They’re right. How can I be expected to find a job when I just got into the routine of memorising bin day? How can I be expected to have a 9-5 job when I consider watching a semi-historical documentary, a hard day’s work? I’m in the stock-pile of unemployed graduates, with degrees too broad to feed into a certain career paths;-unless you can call waking up at midday to have a stimulating cup of coffee, in preparation for a day of nothing, a career path.
This persistent feeling of being a non-entity almost makes me wish that I had an essay due, just to feel like I’m leading a meaningful existence again.
Should I have stayed on at education? In the same university town, nestled in the cosiness of the same group around me? Maddy, who’s still in that environment, reassures me on the phone that doing a master’s, wouldn’t really be for me:
"My future prospects have not been entirely enriched by pursuing this MA, but it quietens the screams of anxiety and keeps me off the streets for another year"-
-she says jovially, albeit with quietly sinister connotations.
I could have stayed with her. But knowing my habitual need to stick to familiarity, mixed with a lack of concept of time, before I knew it I’d be witnessing and partaking in my tenth fresher’s week and that’s more depressing than the aforementioned yoghurt thing.
It’s not like I thrived in an academic environment anyway. I’m just being excessively nostalgic. If you look back at your university career with rose-tinted glasses you’re doing nothing but masking the red, negative appearance of your bank statement. The jump from perpetual activity to the constant calm is disheartening; but there comes a point when you need to learn how to finance your lifestyle, all by yourself.
University isn’t the be all and end all as it’s made out to be when you’re growing up. Sure, that summer before uni is filled with electricity and expectancy, and it’s hard to re-capture that adolescent excitement.
Especially, when there’s lingering a feeling of how you’re meant to have it all together at this point, even though most of us clearly haven’t a clue. (And I’m pretty sure that those who look like they do, are just pretending).
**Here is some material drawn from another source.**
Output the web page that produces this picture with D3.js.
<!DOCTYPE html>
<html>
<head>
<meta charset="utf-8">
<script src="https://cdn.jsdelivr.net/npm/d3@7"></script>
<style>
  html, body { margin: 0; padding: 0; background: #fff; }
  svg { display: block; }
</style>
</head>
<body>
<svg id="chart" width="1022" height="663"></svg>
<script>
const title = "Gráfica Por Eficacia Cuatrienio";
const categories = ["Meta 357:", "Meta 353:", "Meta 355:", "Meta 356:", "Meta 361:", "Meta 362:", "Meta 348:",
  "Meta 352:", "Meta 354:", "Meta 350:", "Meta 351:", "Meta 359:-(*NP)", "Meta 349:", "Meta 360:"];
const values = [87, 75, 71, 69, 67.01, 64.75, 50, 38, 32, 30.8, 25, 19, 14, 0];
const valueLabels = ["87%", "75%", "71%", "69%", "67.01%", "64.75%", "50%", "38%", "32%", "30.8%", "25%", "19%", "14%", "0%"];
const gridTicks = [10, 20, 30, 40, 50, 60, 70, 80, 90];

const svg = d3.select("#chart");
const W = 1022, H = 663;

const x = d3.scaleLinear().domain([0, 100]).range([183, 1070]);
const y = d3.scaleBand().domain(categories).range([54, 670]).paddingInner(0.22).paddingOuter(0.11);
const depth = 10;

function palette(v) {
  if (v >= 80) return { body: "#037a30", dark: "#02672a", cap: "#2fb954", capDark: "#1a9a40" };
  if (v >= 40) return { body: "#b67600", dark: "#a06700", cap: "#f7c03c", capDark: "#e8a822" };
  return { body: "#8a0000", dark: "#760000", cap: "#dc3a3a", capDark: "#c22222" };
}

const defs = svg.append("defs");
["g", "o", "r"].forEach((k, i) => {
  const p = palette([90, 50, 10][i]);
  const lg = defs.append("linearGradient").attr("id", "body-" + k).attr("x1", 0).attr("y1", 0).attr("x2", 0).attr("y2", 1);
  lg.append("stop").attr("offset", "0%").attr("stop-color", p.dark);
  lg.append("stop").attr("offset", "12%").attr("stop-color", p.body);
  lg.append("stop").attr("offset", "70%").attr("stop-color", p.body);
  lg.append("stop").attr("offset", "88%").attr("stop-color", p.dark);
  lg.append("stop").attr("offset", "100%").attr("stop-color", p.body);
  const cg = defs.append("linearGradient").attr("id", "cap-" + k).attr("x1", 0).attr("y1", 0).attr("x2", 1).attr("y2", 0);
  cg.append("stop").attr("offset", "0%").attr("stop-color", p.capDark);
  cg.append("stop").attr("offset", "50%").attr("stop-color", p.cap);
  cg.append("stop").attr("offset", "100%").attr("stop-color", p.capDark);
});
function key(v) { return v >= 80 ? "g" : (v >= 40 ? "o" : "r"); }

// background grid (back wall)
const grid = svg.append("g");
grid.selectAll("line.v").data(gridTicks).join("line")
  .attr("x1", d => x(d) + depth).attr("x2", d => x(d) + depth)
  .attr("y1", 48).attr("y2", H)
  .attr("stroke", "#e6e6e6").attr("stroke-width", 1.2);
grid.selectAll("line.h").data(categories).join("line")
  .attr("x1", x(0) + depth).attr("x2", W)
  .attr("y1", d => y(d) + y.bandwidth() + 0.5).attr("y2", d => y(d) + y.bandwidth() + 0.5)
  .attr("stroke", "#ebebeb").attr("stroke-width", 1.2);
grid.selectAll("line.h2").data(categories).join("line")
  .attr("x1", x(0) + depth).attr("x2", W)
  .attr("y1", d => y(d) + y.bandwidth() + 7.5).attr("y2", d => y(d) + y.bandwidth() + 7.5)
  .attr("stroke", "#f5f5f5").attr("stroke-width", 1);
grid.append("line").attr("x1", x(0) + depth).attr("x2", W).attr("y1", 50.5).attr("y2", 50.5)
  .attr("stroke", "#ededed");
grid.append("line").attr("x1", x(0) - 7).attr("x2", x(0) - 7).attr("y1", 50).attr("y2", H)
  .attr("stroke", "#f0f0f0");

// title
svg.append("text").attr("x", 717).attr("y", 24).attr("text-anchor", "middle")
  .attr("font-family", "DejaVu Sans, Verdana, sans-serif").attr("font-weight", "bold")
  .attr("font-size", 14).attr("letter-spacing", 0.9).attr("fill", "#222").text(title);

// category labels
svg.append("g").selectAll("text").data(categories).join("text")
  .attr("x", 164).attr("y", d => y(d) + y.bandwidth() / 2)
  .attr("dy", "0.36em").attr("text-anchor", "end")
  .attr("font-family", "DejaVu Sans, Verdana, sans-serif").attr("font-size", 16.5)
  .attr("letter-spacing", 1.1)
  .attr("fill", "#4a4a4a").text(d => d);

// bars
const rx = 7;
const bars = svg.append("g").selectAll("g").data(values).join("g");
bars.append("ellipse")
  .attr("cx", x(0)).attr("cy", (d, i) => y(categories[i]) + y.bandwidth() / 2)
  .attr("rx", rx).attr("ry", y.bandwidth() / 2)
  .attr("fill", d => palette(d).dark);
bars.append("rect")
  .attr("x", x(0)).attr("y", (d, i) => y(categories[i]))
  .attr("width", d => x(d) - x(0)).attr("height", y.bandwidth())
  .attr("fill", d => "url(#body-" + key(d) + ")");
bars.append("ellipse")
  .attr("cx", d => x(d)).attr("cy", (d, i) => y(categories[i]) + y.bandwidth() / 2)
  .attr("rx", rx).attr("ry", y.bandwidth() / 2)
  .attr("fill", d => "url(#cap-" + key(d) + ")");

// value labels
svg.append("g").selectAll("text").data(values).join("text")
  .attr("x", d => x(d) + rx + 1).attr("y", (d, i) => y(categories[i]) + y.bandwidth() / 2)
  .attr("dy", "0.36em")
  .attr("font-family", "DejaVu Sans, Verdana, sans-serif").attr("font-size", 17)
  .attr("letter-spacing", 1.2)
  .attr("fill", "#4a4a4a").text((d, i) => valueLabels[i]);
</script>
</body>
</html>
But isn’t that the most exhilarating aspect in itself? Life can go in any direction, and armed with a degree, who knows where you could be in a year? Plus, it’s not just about where I could be; where could all my friends be? And what will we all be doing? It’s just another new chapter in your life, and it’s up to yourself to hit that play button again.
I talk to an old school friend, about what her plans are for escaping her post-graduation purgatory. Georgie’s a drama school graduate and has half-heartedly started to apply for jobs, due to not having the luxury of a student loan anymore (a loss we are all mourning deeply):
“I’m learning to be more patient with my goals and, I’m also realising that no-one, no matter what age, has their life completely together. I don’t think anyone fully knows that until they’re doing the thing they wanna do, and that’s fine”
For the first time, I have no idea what’s next and it really is fine. You’ve just got to keep living forward. Even if your version of living, is imitating the band which continues to play, as the ship sinks in Titanic. You’ve just got to play on.